Investing.com - Crude oil futures advanced in Asian trade Thursday, ending a two-day losing streak on a lower dollar and a report predicting an drop in U.S. oil stockpiles.
On the New York Mercantile Exchange light, sweet crude futures for October delivery traded at USD89.78 a barrel during early Asian trade, rising 0.34%, after hitting a daily low of USD89.47.
Earlier Wednesday, industry group the American Petroleum Institute, forecast that U.S. crude oil stockpiles would show a drop of 3 million barrels for last week, far below market forecasts of a 1.9 million barrel decrease.
The institute cited a reduction in imports and disruptions in production in the Gulf of Mexico due to Tropical Storm Lee.
The Energy Information Administration predicted world oil demand would grow “less robustly” due a weaker outlook for global economic growth through next year.
In its monthly short-term outlook, the EIA said it expects world consumption to rise by 1.4 million barrels per day in both 2011 and 2012, slightly down from the last month’s forecast from the administration.
Meanwhile, Tropical Storm Nate lined up in the Gulf as the next storm to threaten U.S. oil facilities in the region, and could be upgraded to hurricane status by Friday, according to the U.S. National Hurricane Center.

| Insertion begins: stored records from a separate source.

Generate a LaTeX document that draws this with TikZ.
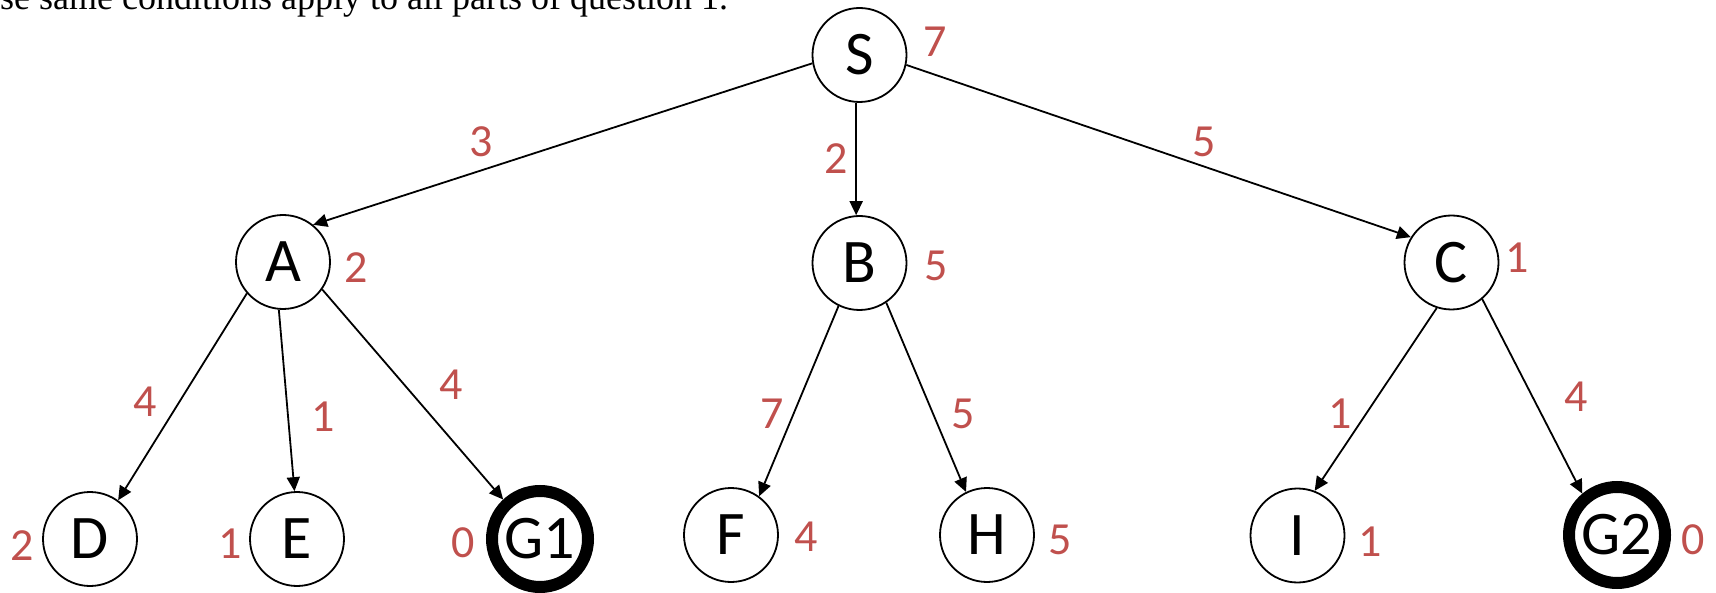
\documentclass[tikz,border=0pt]{standalone}
\usepackage{fontspec}
\newfontfamily\carlitofont{Carlito}
\newfontfamily\timesfont{Liberation Serif}
\usetikzlibrary{arrows.meta}
\definecolor{lbl}{RGB}{192,80,77}
\begin{document}
\begin{tikzpicture}[x=1pt,y=-1pt,
  st/.style={circle,draw,line width=1.8pt,minimum size=94pt,inner sep=0pt,
    font=\carlitofont\fontsize{62}{62}\selectfont},
  goal/.style={st,line width=12pt,minimum size=96pt},
  hv/.style={text=lbl,font=\carlitofont\fontsize{46}{46}\selectfont,inner sep=0pt},
  edge/.style={line width=1.8pt,-{Triangle[length=14pt,width=13pt]}}]
\useasboundingbox (0,0) rectangle (1716,593);
\node[anchor=base west,inner sep=0pt,font=\timesfont\fontsize{36}{36}\selectfont] (top) at (0,10) {se same conditions apply to all parts of question 1.};
% nodes
\node[st] (S) at (859.5,55) {S};
\node[st] (A) at (283,262) {A};
\node[st] (B) at (859.5,263) {B};
\node[st] (C) at (1451.5,262.5) {C};
\node[st] (D) at (90,539) {D};
\node[st] (E) at (297,539) {E};
\node[goal] (G1) at (540,539) {G1};
\node[st] (F) at (731,535) {F};
\node[st] (H) at (987,535) {H};
\node[st] (I) at (1297.5,535.5) {I};
\node[goal] (G2) at (1617,535) {G2};
% heuristic values
\node[hv] (hS) at (935.5,42) {7};
\node[hv] (hA) at (356,268) {2};
\node[hv] (hB) at (936,266) {5};
\node[hv] (hC) at (1517,258) {1};
\node[hv] (hD) at (22,546) {2};
\node[hv] (hE) at (230,544) {1};
\node[hv] (hG1) at (463,543) {0};
\node[hv] (hF) at (806,537) {4};
\node[hv] (hH) at (1060,540) {5};
\node[hv] (hI) at (1370.5,542) {1};
\node[hv] (hG2) at (1693,540) {0};
% edges
\draw[edge] (S.190) -- (A.51);
\draw[edge] (S.266) -- (B.94);
\draw[edge] (S.348) -- (C.148);
\draw[edge] (A.221) -- (D.54);
\draw[edge] (A.265) -- (E.93);
\draw[edge] (A.325) -- (G1.133);
\draw[edge] (B.244) -- (F.54);
\draw[edge] (B.304) -- (H.116);
\draw[edge] (C.252) -- (I.69);
\draw[edge] (C.310) -- (G2.130);
% edge costs
\node[hv] (cSA) at (481.5,142) {3};
\node[hv] (cSB) at (836,159) {2};
\node[hv] (cSC) at (1204,142) {5};
\node[hv] (cAD) at (145.5,401.5) {4};
\node[hv] (cAE) at (323,417) {1};
\node[hv] (cAG) at (451,385) {4};
\node[hv] (cBF) at (772.5,413.5) {7};
\node[hv] (cBH) at (963,413.5) {5};
\node[hv] (cCI) at (1340.5,413.5) {1};
\node[hv] (cCG) at (1576,397) {4};
\end{tikzpicture}
\end{document}
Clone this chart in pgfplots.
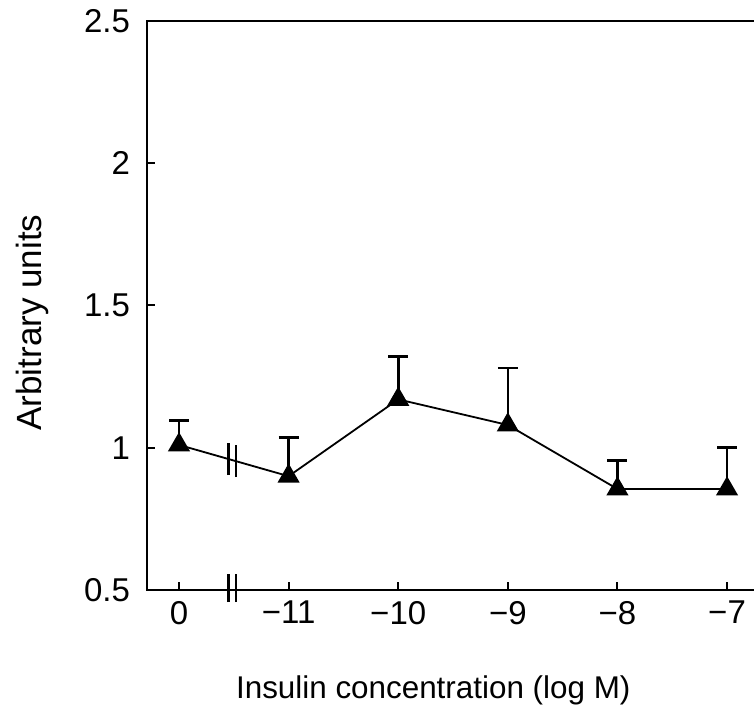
\documentclass[border=0pt]{standalone}
\usepackage{fontspec}
\setmainfont{Liberation Sans}
\usepackage{pgfplots}
\pgfplotsset{compat=1.18}
\begin{document}
\begin{tikzpicture}
\begin{axis}[
  at={(0,0)}, anchor=south west,
  scale only axis, width=311.5pt, height=284.5pt,
  xmin=-0.292, xmax=5.392, ymin=0.5, ymax=2.5,
  xtick={0,1,2,3,4,5}, xticklabels={0,−11,−10,−9,−8,−7},
  ytick={0.5,1,1.5,2,2.5}, yticklabels={0.5,1,1.5,2,2.5},
  tick pos=left, tick align=inside, major tick length=4pt,
  tick style={line width=1pt, black},
  axis line style={line width=1.1pt},
  ticklabel style={font=\fontsize{16.5}{18}\selectfont},
  yticklabel style={xshift=-5pt},
  xticklabel style={yshift=-2pt},
  xlabel={Insulin concentration (log M)},
  ylabel={Arbitrary units},
  xlabel style={font=\fontsize{15.7}{18}\selectfont, at={(axis description cs:0,-0.176)}, anchor=west, xshift=41pt},
  ylabel style={font=\fontsize{17.5}{20}\selectfont, at={(axis description cs:-0.1846,0.47)}, anchor=center},
  clip=false,
]
\addplot[black, line width=0.9pt, mark=triangle*, mark size=5.5pt,
  error bars/.cd, y dir=plus, y explicit,
  error bar style={line width=1.3pt},
  error mark options={rotate=90, mark size=5pt, line width=1.3pt}]
coordinates {
  (0,1.01) +- (0,0.085)
  (1,0.90) +- (0,0.135)
  (2,1.17) +- (0,0.15)
  (3,1.08) +- (0,0.20)
  (4,0.855) +- (0,0.10)
  (5,0.855) +- (0,0.145)
};
\draw[line width=1.2pt] ([yshift=-8pt]axis cs:0.45,0.96) -- ([yshift=8pt]axis cs:0.45,0.96);
\draw[line width=1.2pt] ([yshift=-8pt]axis cs:0.52,0.953) -- ([yshift=8pt]axis cs:0.52,0.953);
\draw[line width=1.2pt] ([yshift=-6pt]axis cs:0.45,0.5) -- ([yshift=8pt]axis cs:0.45,0.5);
\draw[line width=1.2pt] ([yshift=-6pt]axis cs:0.52,0.5) -- ([yshift=8pt]axis cs:0.52,0.5);
\end{axis}
\pgfresetboundingbox
\path[use as bounding box] (-73.5pt,-60.5pt) rectangle (303.5pt,295pt);
\end{tikzpicture}
\end{document}
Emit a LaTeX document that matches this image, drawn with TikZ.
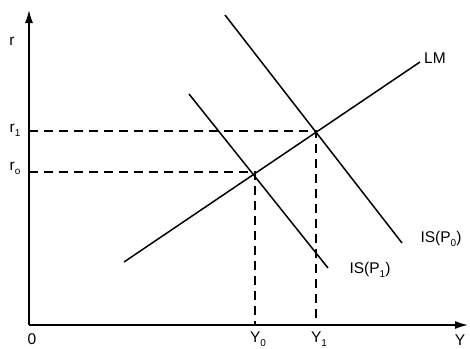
\documentclass[tikz,border=0pt]{standalone}
\usepackage{fontspec}
\setmainfont{Liberation Sans}
\usetikzlibrary{arrows.meta}
\newcommand{\lowsub}[1]{\raisebox{-4pt}{\fontsize{10}{10}\selectfont#1}}

\begin{document}
\begin{tikzpicture}[x=1pt,y=-1pt,line width=1.5pt,
    lbl/.style={font=\fontsize{15.5}{17}\selectfont,inner sep=0pt},
    guide/.style={dashed,dash pattern=on 9pt off 6pt}]
        \useasboundingbox(0,0)rectangle(470,348);
        \draw[-{Latex[length=13pt,width=8pt]}](29,325)--(468,325);
        \draw[-{Latex[length=13pt,width=8pt]}](29,325)--(29,10);
        % LM and IS curves
        \draw(124,262)--(420,62);
        \draw(189,94)--(328,268);
        \draw(225,15)--(402,243);
        % equilibrium guides
        \draw[guide](29,131)--(316,131)--(316,325);
        \draw[guide](29,172)--(255,172)--(255,325);
        \node[lbl](r)at(12,41){r};
        \node[lbl](r1)at(15,130){r\lowsub{1}};
        \node[lbl](r0)at(15,168){r\lowsub{o}};
        \node[lbl](o)at(32,339){0};
        \node[lbl](y0)at(258,339){Y\lowsub{0}};
        \node[lbl](y1)at(319,339){Y\lowsub{1}};
        \node[lbl](y)at(460,340){Y};
        \node[lbl](lm)at(435,58){LM};
        \node[lbl](isp0)at(441,239){IS(P\lowsub{0})};
        \node[lbl](isp1)at(370,270){IS(P\lowsub{1})};
      \end{tikzpicture}
\end{document}
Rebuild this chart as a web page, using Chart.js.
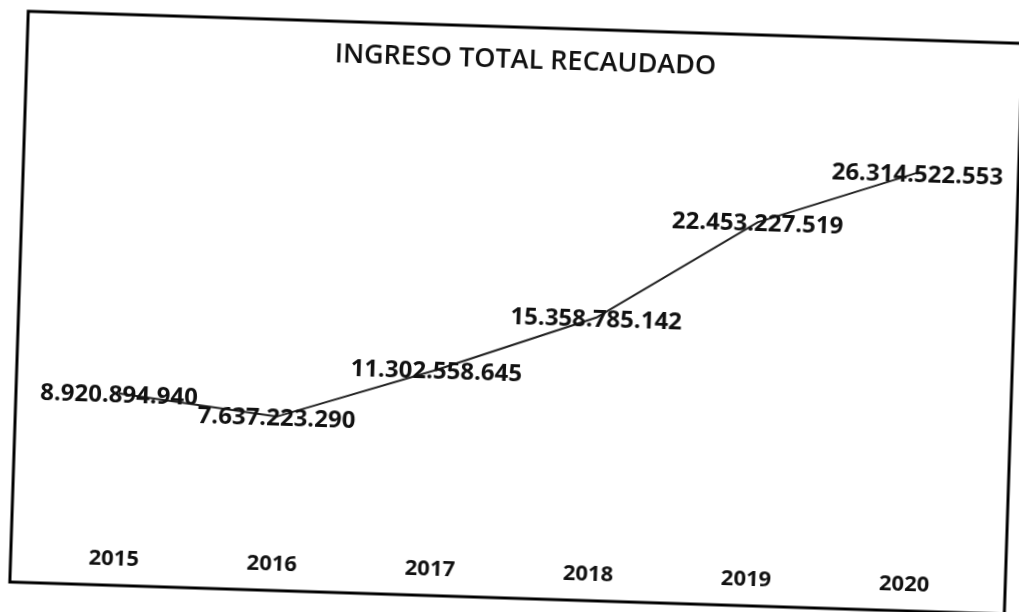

The dollar index, which tracks the performance of the greenback versus a basket of six other major currencies, fell to a daily low of 75.48 before rebounding 0.15% to 75.63.
Dollar-denominated futures contracts tend to rise when the dollar falls, as oil future purchases become less expensive for investors who hold other currencies.
On the ICE Futures Exchange Brent oil futures for October delivery rose 0.22% to trade at USD116.14.
The weekly report from U.S. Energy Administration on energy stockpiles was due out later Thursday, where forecasts were for a 1.4 million barrel reduction in crude oil supplies.